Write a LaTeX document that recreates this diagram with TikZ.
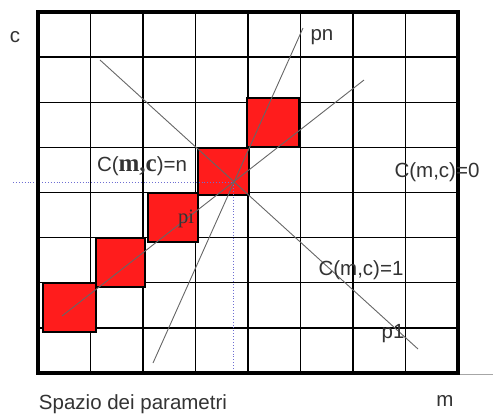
\documentclass[tikz,border=0pt]{standalone}
\usepackage{fontspec}
\setmainfont{Liberation Sans}
\newfontfamily\romanfont{Liberation Serif}
\usepackage{tikz}
\usetikzlibrary{positioning}
\definecolor{cellred}{RGB}{255,28,28}
\definecolor{guideblue}{RGB}{110,110,210}

\begin{document}
\begin{tikzpicture}[
x=1pt, y=-1pt,
cell/.style={fill=cellred,draw=black,line width=1.3pt},
ray/.style={draw=black!60,line width=0.9pt},
guide/.style={draw=guideblue,dotted,line width=0.9pt},
lbl/.style={font=\fontsize{20.5}{24}\selectfont,inner sep=0pt,text=black!80}
]

\useasboundingbox (0,0) rectangle (493,416);

% griglia 8x8
\foreach \i in {1,...,7} {
  \draw[line width=1.3pt] ({38+52.5*\i},12) -- ({38+52.5*\i},373);
  \draw[line width=1.3pt] (38,{12+45.125*\i}) -- (458,{12+45.125*\i});
}

% celle votate
\draw[cell] (43,283) rectangle (96,332);
\draw[cell] (96,238) rectangle (145,287);
\draw[cell] (148,193) rectangle (198,242);
\draw[cell] (198,148) rectangle (249,195);
\draw[cell] (247,98) rectangle (299,147);

% punto (m,c)
\coordinate (mc) at (233,182);
\coordinate (hstart) at (13,182);
\coordinate (vend) at (233,373);
\draw[guide] (hstart) -- (mc) -- (vend);

% rette
\coordinate (p1a) at (100,60);
\coordinate (p1b) at (418,349);
\coordinate (pna) at (303,28);
\coordinate (pnb) at (153,363);
\coordinate (pia) at (364,80);
\coordinate (pib) at (62,316);
\draw[ray] (p1a) -- (p1b);
\draw[ray] (pna) -- (pnb);
\draw[ray] (pia) -- (pib);

% bordo e asse m
\draw[line width=4pt] (38,12) rectangle (458,373);
\coordinate (axend) at (493,374);
\draw[black!35,line width=1pt] (460,374) -- (axend);

% etichette
\node[lbl] (lc) at (15,37) {c};
\node[lbl] (lm) at (445,401) {m};
\node[lbl] (lpn) at (322,37) {pn};
\node[lbl] (lzero) at (437,172) {C(m,c)=0};
\node[lbl] (lone) at (361,270) {C(m,c)=1};
\node[lbl] (lp1) at (393,334) {p1};
\node[lbl] (ln) at (142,166) {C({\romanfont\bfseries\fontsize{25}{26}\selectfont m,c})=n};
\node[lbl] (lpi) at (186,219) {\romanfont pi};
\node[lbl] (title) at (133,404) {Spazio dei parametri};

\end{tikzpicture}
\end{document}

WHAT THE EXERCISE ASKS: Would you set down the listing exactly, omitting pictures?

ANSWER:
Write a LaTeX document that recreates this diagram with TikZ.
\documentclass[tikz,border=0pt]{standalone}
\usepackage{fontspec}
\setmainfont{Liberation Sans}
\newfontfamily\romanfont{Liberation Serif}
\usepackage{tikz}
\usetikzlibrary{positioning}
\definecolor{cellred}{RGB}{255,28,28}
\definecolor{guideblue}{RGB}{110,110,210}

\begin{document}
\begin{tikzpicture}[
x=1pt, y=-1pt,
cell/.style={fill=cellred,draw=black,line width=1.3pt},
ray/.style={draw=black!60,line width=0.9pt},
guide/.style={draw=guideblue,dotted,line width=0.9pt},
lbl/.style={font=\fontsize{20.5}{24}\selectfont,inner sep=0pt,text=black!80}
]

\useasboundingbox (0,0) rectangle (493,416);

% griglia 8x8
\foreach \i in {1,...,7} {
  \draw[line width=1.3pt] ({38+52.5*\i},12) -- ({38+52.5*\i},373);
  \draw[line width=1.3pt] (38,{12+45.125*\i}) -- (458,{12+45.125*\i});
}

% celle votate
\draw[cell] (43,283) rectangle (96,332);
\draw[cell] (96,238) rectangle (145,287);
\draw[cell] (148,193) rectangle (198,242);
\draw[cell] (198,148) rectangle (249,195);
\draw[cell] (247,98) rectangle (299,147);

% punto (m,c)
\coordinate (mc) at (233,182);
\coordinate (hstart) at (13,182);
\coordinate (vend) at (233,373);
\draw[guide] (hstart) -- (mc) -- (vend);

% rette
\coordinate (p1a) at (100,60);
\coordinate (p1b) at (418,349);
\coordinate (pna) at (303,28);
\coordinate (pnb) at (153,363);
\coordinate (pia) at (364,80);
\coordinate (pib) at (62,316);
\draw[ray] (p1a) -- (p1b);
\draw[ray] (pna) -- (pnb);
\draw[ray] (pia) -- (pib);

% bordo e asse m
\draw[line width=4pt] (38,12) rectangle (458,373);
\coordinate (axend) at (493,374);
\draw[black!35,line width=1pt] (460,374) -- (axend);

% etichette
\node[lbl] (lc) at (15,37) {c};
\node[lbl] (lm) at (445,401) {m};
\node[lbl] (lpn) at (322,37) {pn};
\node[lbl] (lzero) at (437,172) {C(m,c)=0};
\node[lbl] (lone) at (361,270) {C(m,c)=1};
\node[lbl] (lp1) at (393,334) {p1};
\node[lbl] (ln) at (142,166) {C({\romanfont\bfseries\fontsize{25}{26}\selectfont m,c})=n};
\node[lbl] (lpi) at (186,219) {\romanfont pi};
\node[lbl] (title) at (133,404) {Spazio dei parametri};

\end{tikzpicture}
\end{document}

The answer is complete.